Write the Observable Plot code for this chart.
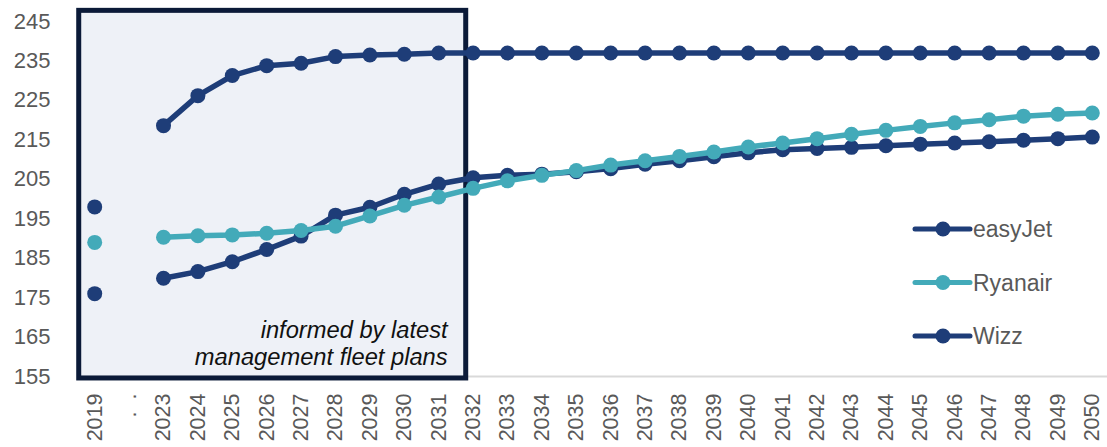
<!DOCTYPE html>
<html>
<head>
<meta charset="utf-8">
<script src="https://cdn.jsdelivr.net/npm/d3@7"></script>
<script src="https://cdn.jsdelivr.net/npm/@observablehq/plot@0.6"></script>
<style>
  body { margin: 0; background: #ffffff; }
  #chart { width: 1107px; height: 447px; }
</style>
</head>
<body>
<div id="chart"></div>
<script>
// Category axis: 2019, a gap marker, then 2023–2050
const yearLabels = [
  "2019", ".\u00a0\u00a0.",
  "2023", "2024", "2025", "2026", "2027", "2028", "2029", "2030", "2031", "2032",
  "2033", "2034", "2035", "2036", "2037", "2038", "2039", "2040", "2041", "2042",
  "2043", "2044", "2045", "2046", "2047", "2048", "2049", "2050"
];

// Average seats per flight (null = gap between 2019 and 2023)
const easyJet = [
  176, null,
  179.9, 181.6, 184.1, 187.2, 190.6, 195.9, 197.9, 201.2, 203.8, 205.4,
  206.0, 206.3, 206.9, 207.7, 208.8, 209.7, 210.7, 211.7, 212.5, 212.8,
  213.1, 213.5, 213.9, 214.2, 214.5, 214.9, 215.3, 215.7
];
const ryanair = [
  189, null,
  190.3, 190.7, 190.9, 191.3, 192.0, 193.1, 195.7, 198.4, 200.5, 202.7,
  204.6, 206.0, 207.2, 208.6, 209.7, 210.8, 211.9, 213.2, 214.2, 215.3,
  216.4, 217.4, 218.4, 219.3, 220.1, 221.0, 221.5, 221.8
];
const wizz = [
  198, null,
  218.6, 226.2, 231.3, 233.8, 234.4, 236.1, 236.5, 236.7, 237.0, 237.0,
  237.0, 237.0, 237.0, 237.0, 237.0, 237.0, 237.0, 237.0, 237.0, 237.0,
  237.0, 237.0, 237.0, 237.0, 237.0, 237.0, 237.0, 237.0
];

const seriesNames = ["easyJet", "Ryanair", "Wizz"];
const seriesValues = [easyJet, ryanair, wizz];
const seriesColors = ["#1e3d78", "#43aab9", "#1e3d78"];

const yTicks = [155, 165, 175, 185, 195, 205, 215, 225, 235, 245];

const annotationText = "informed by latest\nmanagement fleet plans";

const navy = "#0b1a38";
const axisGray = "#595959";

// One line + dots layer per airline, in legend order
const seriesMarks = seriesNames.flatMap((name, k) => {
  const rows = seriesValues[k].map((v, i) => ({ i, v }));
  return [
    Plot.line(rows, { x: "i", y: "v", stroke: seriesColors[k], strokeWidth: 5.5 }),
    Plot.dot(rows.filter(d => d.v != null), { x: "i", y: "v", r: 7.5, fill: seriesColors[k] })
  ];
});

const chart = Plot.plot({
  width: 1107,
  height: 447,
  marginLeft: 77,
  marginRight: 0,
  marginTop: 21,
  marginBottom: 71,
  style: { fontFamily: "'Liberation Sans', Arial, sans-serif", color: axisGray, background: "#ffffff" },
  x: { type: "linear", domain: [-0.5, 29.5], range: [77, 1109], label: null },
  y: { domain: [155, 245], label: null },
  marks: [
    Plot.ruleY([155], { stroke: "#d9d9d9", strokeWidth: 2 }),
    // shaded period based on management fleet plans
    Plot.rect([{}], {
      x1: -0.45, x2: 10.8, y1: 154.5, y2: 247.7,
      fill: "#eef1f7", stroke: navy, strokeWidth: 5, clip: false
    }),
    Plot.text([annotationText], {
      x: 10.26, y: 163.5, text: d => d, textAnchor: "end",
      fontStyle: "italic", fontSize: 23.7, fill: "#111111", lineHeight: 1.12
    }),
    ...seriesMarks,
    Plot.axisY({ ticks: yTicks, tickSize: 0, tickPadding: 27, fontSize: 22, tickFormat: d => String(d), label: null }),
    Plot.axisX({
      ticks: d3.range(yearLabels.length), tickFormat: i => yearLabels[i],
      tickRotate: -90, tickSize: 0, tickPadding: 17, fontSize: 21.5, label: null
    })
  ]
});

// Legend drawn inside the SVG on the right
const svg = d3.select(chart);
const legend = svg.append("g")
  .attr("font-family", "'Liberation Sans', Arial, sans-serif")
  .attr("text-anchor", "start");
seriesNames.forEach((name, k) => {
  const cy = 229 + k * 53.5;
  const g = legend.append("g").attr("transform", `translate(915,${cy})`);
  g.append("line").attr("x1", 0).attr("x2", 55).attr("y1", 0).attr("y2", 0)
    .attr("stroke", seriesColors[k]).attr("stroke-width", 5).attr("stroke-linecap", "round");
  g.append("circle").attr("cx", 28).attr("cy", 0).attr("r", 7.5).attr("fill", seriesColors[k]);
  g.append("text").attr("x", 58).attr("y", 0).attr("dy", "0.35em")
    .attr("text-anchor", "start")
    .attr("font-size", 23).attr("fill", axisGray).text(name);
});

document.getElementById("chart").appendChild(chart);
</script>
</body>
</html>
# # #
JOB: Omit the pictures, then output the rest of the listing exactly.

CORRECT ANSWER:
Write the Observable Plot code for this chart.
<!DOCTYPE html>
<html>
<head>
<meta charset="utf-8">
<script src="https://cdn.jsdelivr.net/npm/d3@7"></script>
<script src="https://cdn.jsdelivr.net/npm/@observablehq/plot@0.6"></script>
<style>
  body { margin: 0; background: #ffffff; }
  #chart { width: 1107px; height: 447px; }
</style>
</head>
<body>
<div id="chart"></div>
<script>
// Category axis: 2019, a gap marker, then 2023–2050
const yearLabels = [
  "2019", ".\u00a0\u00a0.",
  "2023", "2024", "2025", "2026", "2027", "2028", "2029", "2030", "2031", "2032",
  "2033", "2034", "2035", "2036", "2037", "2038", "2039", "2040", "2041", "2042",
  "2043", "2044", "2045", "2046", "2047", "2048", "2049", "2050"
];

// Average seats per flight (null = gap between 2019 and 2023)
const easyJet = [
  176, null,
  179.9, 181.6, 184.1, 187.2, 190.6, 195.9, 197.9, 201.2, 203.8, 205.4,
  206.0, 206.3, 206.9, 207.7, 208.8, 209.7, 210.7, 211.7, 212.5, 212.8,
  213.1, 213.5, 213.9, 214.2, 214.5, 214.9, 215.3, 215.7
];
const ryanair = [
  189, null,
  190.3, 190.7, 190.9, 191.3, 192.0, 193.1, 195.7, 198.4, 200.5, 202.7,
  204.6, 206.0, 207.2, 208.6, 209.7, 210.8, 211.9, 213.2, 214.2, 215.3,
  216.4, 217.4, 218.4, 219.3, 220.1, 221.0, 221.5, 221.8
];
const wizz = [
  198, null,
  218.6, 226.2, 231.3, 233.8, 234.4, 236.1, 236.5, 236.7, 237.0, 237.0,
  237.0, 237.0, 237.0, 237.0, 237.0, 237.0, 237.0, 237.0, 237.0, 237.0,
  237.0, 237.0, 237.0, 237.0, 237.0, 237.0, 237.0, 237.0
];

const seriesNames = ["easyJet", "Ryanair", "Wizz"];
const seriesValues = [easyJet, ryanair, wizz];
const seriesColors = ["#1e3d78", "#43aab9", "#1e3d78"];

const yTicks = [155, 165, 175, 185, 195, 205, 215, 225, 235, 245];

const annotationText = "informed by latest\nmanagement fleet plans";

const navy = "#0b1a38";
const axisGray = "#595959";

// One line + dots layer per airline, in legend order
const seriesMarks = seriesNames.flatMap((name, k) => {
  const rows = seriesValues[k].map((v, i) => ({ i, v }));
  return [
    Plot.line(rows, { x: "i", y: "v", stroke: seriesColors[k], strokeWidth: 5.5 }),
    Plot.dot(rows.filter(d => d.v != null), { x: "i", y: "v", r: 7.5, fill: seriesColors[k] })
  ];
});

const chart = Plot.plot({
  width: 1107,
  height: 447,
  marginLeft: 77,
  marginRight: 0,
  marginTop: 21,
  marginBottom: 71,
  style: { fontFamily: "'Liberation Sans', Arial, sans-serif", color: axisGray, background: "#ffffff" },
  x: { type: "linear", domain: [-0.5, 29.5], range: [77, 1109], label: null },
  y: { domain: [155, 245], label: null },
  marks: [
    Plot.ruleY([155], { stroke: "#d9d9d9", strokeWidth: 2 }),
    // shaded period based on management fleet plans
    Plot.rect([{}], {
      x1: -0.45, x2: 10.8, y1: 154.5, y2: 247.7,
      fill: "#eef1f7", stroke: navy, strokeWidth: 5, clip: false
    }),
    Plot.text([annotationText], {
      x: 10.26, y: 163.5, text: d => d, textAnchor: "end",
      fontStyle: "italic", fontSize: 23.7, fill: "#111111", lineHeight: 1.12
    }),
    ...seriesMarks,
    Plot.axisY({ ticks: yTicks, tickSize: 0, tickPadding: 27, fontSize: 22, tickFormat: d => String(d), label: null }),
    Plot.axisX({
      ticks: d3.range(yearLabels.length), tickFormat: i => yearLabels[i],
      tickRotate: -90, tickSize: 0, tickPadding: 17, fontSize: 21.5, label: null
    })
  ]
});

// Legend drawn inside the SVG on the right
const svg = d3.select(chart);
const legend = svg.append("g")
  .attr("font-family", "'Liberation Sans', Arial, sans-serif")
  .attr("text-anchor", "start");
seriesNames.forEach((name, k) => {
  const cy = 229 + k * 53.5;
  const g = legend.append("g").attr("transform", `translate(915,${cy})`);
  g.append("line").attr("x1", 0).attr("x2", 55).attr("y1", 0).attr("y2", 0)
    .attr("stroke", seriesColors[k]).attr("stroke-width", 5).attr("stroke-linecap", "round");
  g.append("circle").attr("cx", 28).attr("cy", 0).attr("r", 7.5).attr("fill", seriesColors[k]);
  g.append("text").attr("x", 58).attr("y", 0).attr("dy", "0.35em")
    .attr("text-anchor", "start")
    .attr("font-size", 23).attr("fill", axisGray).text(name);
});

document.getElementById("chart").appendChild(chart);
</script>
</body>
</html>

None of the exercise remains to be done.